Problematic Polymorphs
I recently found a blog post from regular Chemistry World contributor Derek Lowe, highlighting an Early View Angewandte Chemie communication (doi: 10.1002/anie.201406886) in which the authors determined the crystal structures of two new polymorphs of the amino acid L-Phenylalanine. The paper also helps to clarify the relationship between several other Phenylalanine structures published over the last 20 years. Although Derek was surprised that determining the structure of a seemingly simple molecule had proved such a challenge for small-molecule crystallography, this type of challenge is not unusual. A notable example is the case of the two polymorphs of D-Ribose which evaded full determination for over 50 years (see ZZZFEE in the CSD from 1956!) until Jack Dunitz and co-workers published an article triumphantly exclaiming “The Crystal Structure of D-Ribose—At Last!” in 2010 (doi: 10.1002/anie.201001266).
The challenges involved in obtaining good quality single crystals to determine a structure should not be underestimated. Prior to the findings of this latest paper, the Cambridge Structural Database (CSD) contained five determinations of the structure of L-Phenylalanine (QQQAUJ-QQQAUJ04), from four different groups of researchers, all proposing different polymorphic forms based on the crystal structure data that they obtained.
The two polymorphs of L-Phenylalanine reported – LHS shows Form I (established as Z’ = 4 in P21) and RHS Form IV
In my opinion, this paper highlights the chemical and crystallographic expertise that is required to understand crystal structures fully, even now when data collection and structure solution are routine procedures. Thankfully, not all of the tens of thousands of crystal structures added to the CSD every year are this problematic, but the paper does underline the need for us at the Cambridge Crystallographic Data Centre (CCDC) to expertly maintain the CSD and provide tools to help our users evaluate the data we receive. The authors of this paper state there are now four well-characterized polymorphs of L-Phenylalanine and call into question the structure of DL-Phenylalanine as a true racemate (suggesting instead a twinned conglomerate).

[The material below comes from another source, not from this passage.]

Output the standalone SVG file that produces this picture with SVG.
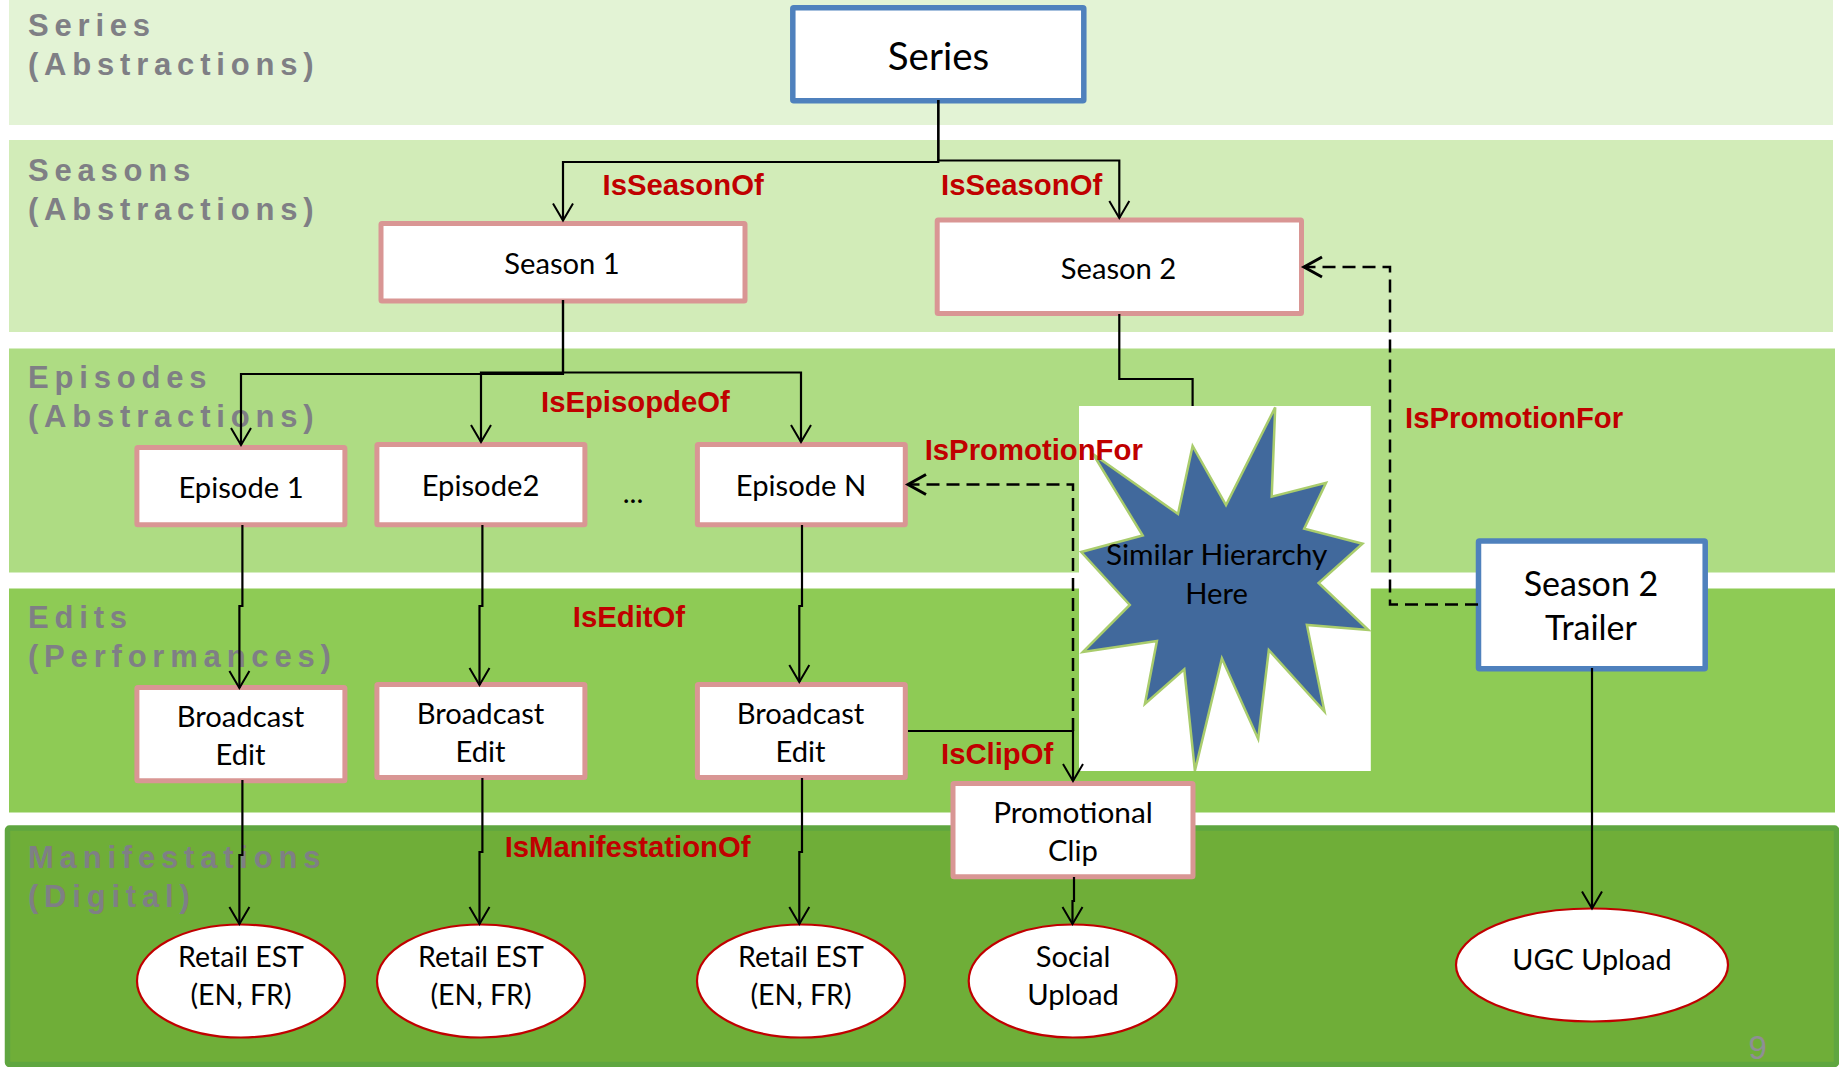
<svg xmlns="http://www.w3.org/2000/svg" width="1839" height="1067" viewBox="0 0 1839 1067">
<style>
.bl{font:bold 31px "Liberation Sans",Arial,sans-serif;fill:#7f7f85;letter-spacing:5.8px}
.rel{font:bold 29.3px "Liberation Sans",Arial,sans-serif;fill:#c00000}
.t{font:29.2px Lato,"Noto Sans",sans-serif;fill:#000;text-anchor:middle}
.box{fill:#fff;stroke:#d99694;stroke-width:5;}
.blue{fill:#fff;stroke:#4f81bd;stroke-width:5.5;}
.el{fill:#fff;stroke:#c00000;stroke-width:2.2}
.c{fill:none;stroke:#000;stroke-width:2.2}
.d{fill:none;stroke:#000;stroke-width:2.5;stroke-dasharray:13 7}
</style>
<defs>
<marker id="a" markerUnits="userSpaceOnUse" markerWidth="40" markerHeight="40" viewBox="-20 -20 40 40" refX="0" refY="0" orient="auto" overflow="visible"><path d="M-17,-10 L0,0 L-17,10" fill="none" stroke="#000" stroke-width="2"/></marker>
<marker id="b" markerUnits="userSpaceOnUse" markerWidth="40" markerHeight="40" viewBox="-20 -20 40 40" refX="0" refY="0" orient="auto" overflow="visible"><path d="M-18,-10 L0,0 L-18,10" fill="none" stroke="#000" stroke-width="3" stroke-dasharray="none"/></marker>
</defs>
<g id="bands">
<rect x="9" y="0" width="1824" height="125" fill="#e3f3d5"/>
<rect x="9" y="140" width="1824" height="192" fill="#d2ecb8"/>
<rect x="9" y="348.5" width="1826" height="224" fill="#aedc83"/>
<rect x="9" y="588.5" width="1826" height="224" fill="#8ecb55"/>
<rect x="7.5" y="828" width="1829" height="236.5" rx="2" fill="#6fae38" stroke="#5fa640" stroke-width="5.5"/>
<text class="bl" x="28" y="36">Series</text><text class="bl" x="28" y="75">(Abstractions)</text>
<text class="bl" x="28" y="181">Seasons</text><text class="bl" x="28" y="220">(Abstractions)</text>
<text class="bl" x="28" y="387.5">Episodes</text><text class="bl" x="28" y="427">(Abstractions)</text>
<text class="bl" x="28" y="628">Edits</text><text class="bl" x="28" y="667">(Performances)</text>
<text class="bl" x="28" y="867.5">Manifestations</text><text class="bl" x="28" y="907">(Digital)</text>
<text x="1748.5" y="1059" style="font:33px 'Liberation Sans',sans-serif;fill:#8f8f94">9</text>
</g>
<g id="n-series"><rect class="blue" x="792.8" y="7.8" width="291" height="93" rx="1"/><text class="t" x="938.5" y="69.5" style="font-size:38.5px">Series</text></g>
<g id="n-season1"><rect class="box" x="381" y="223.5" width="364" height="77.4" rx="1"/><text class="t" x="562" y="274">Season 1</text></g>
<g id="n-season2"><rect class="box" x="937.2" y="220.1" width="364.3" height="93.5" rx="1"/><text class="t" x="1118.5" y="279">Season 2</text></g>
<g id="n-ep1"><rect class="box" x="136.9" y="447.5" width="208" height="77.3" rx="1"/><text class="t" x="241" y="497.5">Episode 1</text></g>
<g id="n-ep2"><rect class="box" x="376.9" y="444.6" width="208" height="80.2" rx="1"/><text class="t" x="480.5" y="495.5">Episode2</text></g>
<g id="n-epn"><rect class="box" x="697.4" y="444.6" width="207.9" height="80.2" rx="1"/><text class="t" x="801" y="495.5">Episode N</text></g>
<text class="t" x="633" y="503">...</text>
<g id="n-be1"><rect class="box" x="136.9" y="687.5" width="208" height="93.2" rx="1"/><text class="t" x="240.5" y="727">Broadcast</text><text class="t" x="240.5" y="765">Edit</text></g>
<g id="n-be2"><rect class="box" x="376.9" y="684.5" width="208" height="93" rx="1"/><text class="t" x="480.5" y="724">Broadcast</text><text class="t" x="480.5" y="762">Edit</text></g>
<g id="n-be3"><rect class="box" x="697.4" y="684.5" width="207.9" height="93" rx="1"/><text class="t" x="800.5" y="724">Broadcast</text><text class="t" x="800.5" y="762">Edit</text></g>
<g id="n-promo"><rect class="box" x="953" y="783.5" width="240" height="93.3" rx="1"/><text class="t" x="1073" y="823" style="font-size:29.8px">Promotional</text><text class="t" x="1073" y="860.5">Clip</text></g>
<g id="n-trailer"><rect class="blue" x="1478.5" y="541" width="226.7" height="127.7" rx="1"/><text class="t" x="1591" y="595.5" style="font-size:34px">Season 2</text><text class="t" x="1591" y="640" style="font-size:34px">Trailer</text></g>
<g id="n-star"><rect x="1079" y="406" width="291.8" height="365" fill="#fff"/>
<polygon points="1092.9,453.9 1178,514 1192.6,446 1226,505 1275.2,407.4 1271.7,496.6 1326,482.8 1304.2,528.6 1362.5,543.7 1318.6,583 1368.4,630 1306.9,625 1324.5,711.5 1268.8,650 1258.2,739 1221.9,658.4 1194.9,770.8 1184.3,669.4 1144.9,704 1156.9,641 1082.9,652 1129.8,605 1081.2,552 1142.7,535.5" fill="#41699c" stroke="#a9cc6c" stroke-width="2.5"/>
<text class="t" x="1216.6" y="564.5" style="font-size:29.8px">Similar Hierarchy</text><text class="t" x="1216.6" y="603.5">Here</text></g>
<g id="n-r1"><ellipse class="el" cx="241" cy="981" rx="104" ry="56.5"/><text class="t" x="241" y="967" style="font-size:28.5px">Retail EST</text><text class="t" x="241" y="1005" style="font-size:28.5px">(EN, FR)</text></g>
<g id="n-r2"><ellipse class="el" cx="481" cy="981" rx="104" ry="56.5"/><text class="t" x="481" y="967" style="font-size:28.5px">Retail EST</text><text class="t" x="481" y="1005" style="font-size:28.5px">(EN, FR)</text></g>
<g id="n-r3"><ellipse class="el" cx="801" cy="981" rx="104" ry="56.5"/><text class="t" x="801" y="967" style="font-size:28.5px">Retail EST</text><text class="t" x="801" y="1005" style="font-size:28.5px">(EN, FR)</text></g>
<g id="n-social"><ellipse class="el" cx="1072.7" cy="981" rx="104" ry="56.5"/><text class="t" x="1073" y="967">Social</text><text class="t" x="1073" y="1005">Upload</text></g>
<g id="n-ugc"><ellipse class="el" cx="1592" cy="965" rx="136" ry="56.5"/><text class="t" x="1592" y="970" style="font-size:28.8px">UGC Upload</text></g>
<g id="connectors">
<path class="c" marker-end="url(#a)" d="M938.3,100 V162 H563 V220.5"/>
<path class="c" marker-end="url(#a)" d="M938.3,100 V160.5 H1119.3 V218"/>
<path class="c" marker-end="url(#a)" d="M563,300 V374 H241 V445"/>
<path class="c" marker-end="url(#a)" d="M563,300 V372.5 H481 V442"/>
<path class="c" marker-end="url(#a)" d="M563,372.5 H801 V442"/>
<path class="c" d="M1119.3,314 V379 H1192.6 V406"/>
<path class="d" marker-end="url(#b)" d="M1478,604.5 H1390 V267 H1304"/>
<path class="d" marker-end="url(#b)" d="M1073,731 V484.5 H908"/>
<path class="c" marker-end="url(#a)" d="M908,731 H1073 V781"/>
<path class="c" marker-end="url(#a)" d="M242.4,525 V606 H239.4 V688"/>
<path class="c" marker-end="url(#a)" d="M482.4,525 V606 H479.5 V685"/>
<path class="c" marker-end="url(#a)" d="M802,525 V606 H799.3 V682"/>
<path class="c" marker-end="url(#a)" d="M242.4,780 V855 H239.4 V924"/>
<path class="c" marker-end="url(#a)" d="M482.4,778 V852 H479.5 V924"/>
<path class="c" marker-end="url(#a)" d="M802,778 V852 H799.3 V924"/>
<path class="c" marker-end="url(#a)" d="M1074,877 V901 H1072.5 V924"/>
<path class="c" marker-end="url(#a)" d="M1592,668 V908.5"/>
</g>
<g id="labels">
<text class="rel" x="602.5" y="195">IsSeasonOf</text>
<text class="rel" x="941" y="195">IsSeasonOf</text>
<text class="rel" x="541" y="412">IsEpisopdeOf</text>
<text class="rel" x="924.7" y="460">IsPromotionFor</text>
<text class="rel" x="1405" y="428">IsPromotionFor</text>
<text class="rel" x="572.8" y="627">IsEditOf</text>
<text class="rel" x="504.7" y="856.5">IsManifestationOf</text>
<text class="rel" x="941" y="764">IsClipOf</text>
</g>
</svg>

The CSD categorises polymorphs in several ways. The most familiar to many may be the refcode family; all determinations of a compound are grouped together, including those at different temperatures, pressures, polymorphs etc. (L-Phenylalanine can be found in QQQAUJ). In such cases, we rely on the interpretation of the scientists who report the compounds, and later developments may require us to modify these decisions. The CCDC’s ConQuest also provides ‘best representative’ lists, to analyse structures programmatically to determine a single best example of each unique polymorph (for further information on the best representative lists see doi: 10.1107/S0108768106019677). Researchers at the CCDC are also providing tools to help scientists evaluate the stability of their compounds and the likelihood of other polymorphic forms being present.